There is a second Dirk Gently novel called, “The Long, Dark, Tea-Time of the Soul” (
Amazon and
Audible links) and parts of a third that
Douglas was writing when he passed. The incomplete version was released along with some of his
other writings in a book called, “The Salmon of Doubt.” (
Amazon and
Audible links) Though Douglas had said that a lot of the stuff he was writing in that unfinished Dirk Gently book wasn't working. He said he thought he might salvage some of it to use for another Hitch-hiker's book. If you read the unfinished bit you'll instantly recognize the parts he was probably talking about. I also know of two series of BBC radio dramas that were made based on the Dirk Gently books, but I have not heard them unless they are the dramatized versions I mentioned above in which case I'll pretend that I have not heard them.
And just to be Douglas complete in case anybody was about to ask, I have not read (or listened to) the sixth Hitch-hiker's book, "And Another Thing..." that was written by Eoin Colfer with permission from Douglas' widow, Jane. I will someday though.

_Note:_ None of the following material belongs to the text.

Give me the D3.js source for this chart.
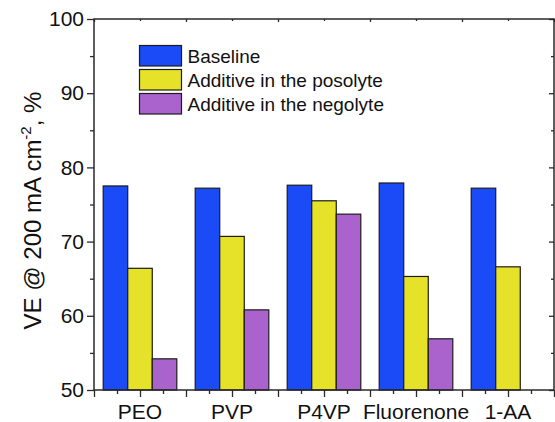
<!DOCTYPE html>
<html>
<head>
<meta charset="utf-8">
<script src="https://cdn.jsdelivr.net/npm/d3@7"></script>
<style>
  html, body { margin: 0; padding: 0; background: #fff; }
  svg { display: block; font-family: Arial, "Liberation Sans", sans-serif; }
</style>
</head>
<body>
<svg id="chart" width="555" height="422"></svg>
<script>
// Voltage efficiency at 200 mA cm-2 for each additive
const categories = ["PEO", "PVP", "P4VP", "Fluorenone", "1-AA"];
const seriesNames = ["Baseline", "Additive in the posolyte", "Additive in the negolyte"];
const baseline = [77.5, 77.2, 77.6, 77.9, 77.2];
const posolyte = [66.4, 70.7, 75.5, 65.3, 66.6];
const negolyte = [54.2, 60.8, 73.7, 56.9, null];
const yTicks = [50, 60, 70, 80, 90, 100];
const colors = ["#1a4bf6", "#e6e22a", "#aa63cc"];

const series = [baseline, posolyte, negolyte];

const svg = d3.select("#chart");
const plot = { left: 94, right: 554, top: 19, bottom: 390 };

const x = d3.scaleBand()
  .domain(categories)
  .range([plot.left, plot.right])
  .paddingInner(0.2)
  .paddingOuter(0.1);

const xs = d3.scaleBand()
  .domain(d3.range(series.length))
  .range([0, x.bandwidth()]);

// continuous position along the category axis, used for the tick marks
const xPos = d3.scaleLinear().domain([0.5, categories.length + 0.5]).range([plot.left, plot.right]);

const y = d3.scaleLinear().domain([50, 100]).range([plot.bottom, plot.top]);

// bars
const rows = [];
categories.forEach((c, i) => {
  series.forEach((s, j) => {
    if (s[i] != null) rows.push({ cat: c, k: j, v: s[i] });
  });
});

svg.append("g").selectAll("rect")
  .data(rows)
  .join("rect")
  .attr("x", d => x(d.cat) + xs(d.k))
  .attr("y", d => y(d.v))
  .attr("width", xs.bandwidth())
  .attr("height", d => y(50) - y(d.v))
  .attr("fill", d => colors[d.k])
  .attr("stroke", "#1c1c1c")
  .attr("stroke-width", 1.2);

const axisColor = "#2a2a2a";
function styleAxis(g) {
  g.select(".domain").remove();
  g.selectAll(".tick line").attr("stroke", axisColor).attr("stroke-width", 1.3);
}

// bottom axis: majors at half steps, minors between
const half = d3.range(0.5, categories.length + 0.51, 0.5);
const quarter = d3.range(0.75, categories.length + 0.5, 0.5);
svg.append("g").attr("transform", `translate(0,${plot.bottom})`)
  .call(d3.axisBottom(xPos).tickValues(half).tickSize(7).tickFormat(""))
  .call(styleAxis);
svg.append("g").attr("transform", `translate(0,${plot.bottom})`)
  .call(d3.axisBottom(xPos).tickValues(quarter).tickSize(4).tickFormat(""))
  .call(styleAxis);

// top axis: inward ticks
svg.append("g").attr("transform", `translate(0,${plot.top})`)
  .call(d3.axisTop(xPos).tickValues(half.filter(v => v % 1 !== 0)).tickSize(-3).tickFormat(""))
  .call(styleAxis);
svg.append("g").attr("transform", `translate(0,${plot.top})`)
  .call(d3.axisTop(xPos).tickValues(d3.range(1, categories.length + 1)).tickSize(-2).tickFormat(""))
  .call(styleAxis);

// category labels
svg.append("g").attr("transform", `translate(0,${plot.bottom})`)
  .call(d3.axisBottom(x).tickSize(0).tickPadding(14))
  .call(g => g.select(".domain").remove())
  .call(g => g.selectAll("text").attr("font-size", 21).attr("font-family", "Arial, 'Liberation Sans', sans-serif").attr("fill", "#111"));

// left axis
const yMinor = d3.range(55, 100, 10);
svg.append("g").attr("transform", `translate(${plot.left},0)`)
  .call(d3.axisLeft(y).tickValues(yTicks).tickSize(7).tickPadding(3))
  .call(styleAxis)
  .call(g => g.selectAll("text").attr("font-size", 21).attr("font-family", "Arial, 'Liberation Sans', sans-serif").attr("fill", "#111"));
svg.append("g").attr("transform", `translate(${plot.left},0)`)
  .call(d3.axisLeft(y).tickValues(yMinor).tickSize(4).tickFormat(""))
  .call(styleAxis);

// right axis: inward ticks
svg.append("g").attr("transform", `translate(${plot.right},0)`)
  .call(d3.axisRight(y).tickValues(yTicks).tickSize(-5).tickFormat(""))
  .call(styleAxis);
svg.append("g").attr("transform", `translate(${plot.right},0)`)
  .call(d3.axisRight(y).tickValues(yMinor).tickSize(-3).tickFormat(""))
  .call(styleAxis);

// frame
svg.append("rect")
  .attr("x", plot.left).attr("y", plot.top)
  .attr("width", plot.right - plot.left).attr("height", plot.bottom - plot.top)
  .attr("fill", "none").attr("stroke", axisColor).attr("stroke-width", 1.5);

// y title
const yTitle = svg.append("text")
  .attr("transform", `translate(41,${(plot.top + plot.bottom) / 2 + 6}) rotate(-90)`)
  .attr("text-anchor", "middle")
  .attr("font-size", 24)
  .attr("fill", "#111");
yTitle.append("tspan").text("VE @ 200 mA cm");
yTitle.append("tspan").attr("dy", -10).attr("font-size", 15).text("-2");
yTitle.append("tspan").attr("dy", 10).text(", %");

// legend
const legend = svg.append("g").attr("transform", "translate(139.5,45.5)");
seriesNames.forEach((name, i) => {
  const row = legend.append("g").attr("transform", `translate(0,${i * 24})`);
  row.append("rect")
    .attr("width", 42).attr("height", 20.5)
    .attr("fill", colors[i]).attr("stroke", "#1c1c1c").attr("stroke-width", 1.2);
  row.append("text")
    .attr("x", 48).attr("y", 17.5)
    .attr("font-size", 19).attr("fill", "#111")
    .text(name);
});
</script>
</body>
</html>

And speaking of 'and another thing' I do own the rare and hard to find "
Last Chance to See" on cassette. The link will take you to the book on Amazon, but it was something Douglas recorded, not written originally, for the BBC where Douglas and zoologist Mark Carwardine, went to see a variety of animals on the brink of extinction, such as the Komodo Dragon, the White Rhinos of Zaire, New Zealand kakapos, and Yangtze river dolphins.
"Hey, you sass that hoopy Douglas Adams? There's a frood who really knows where his towel is." (Sass: know, be aware of, meet, have sex with; hoopy: really together guy; frood: really amazingly together guy.)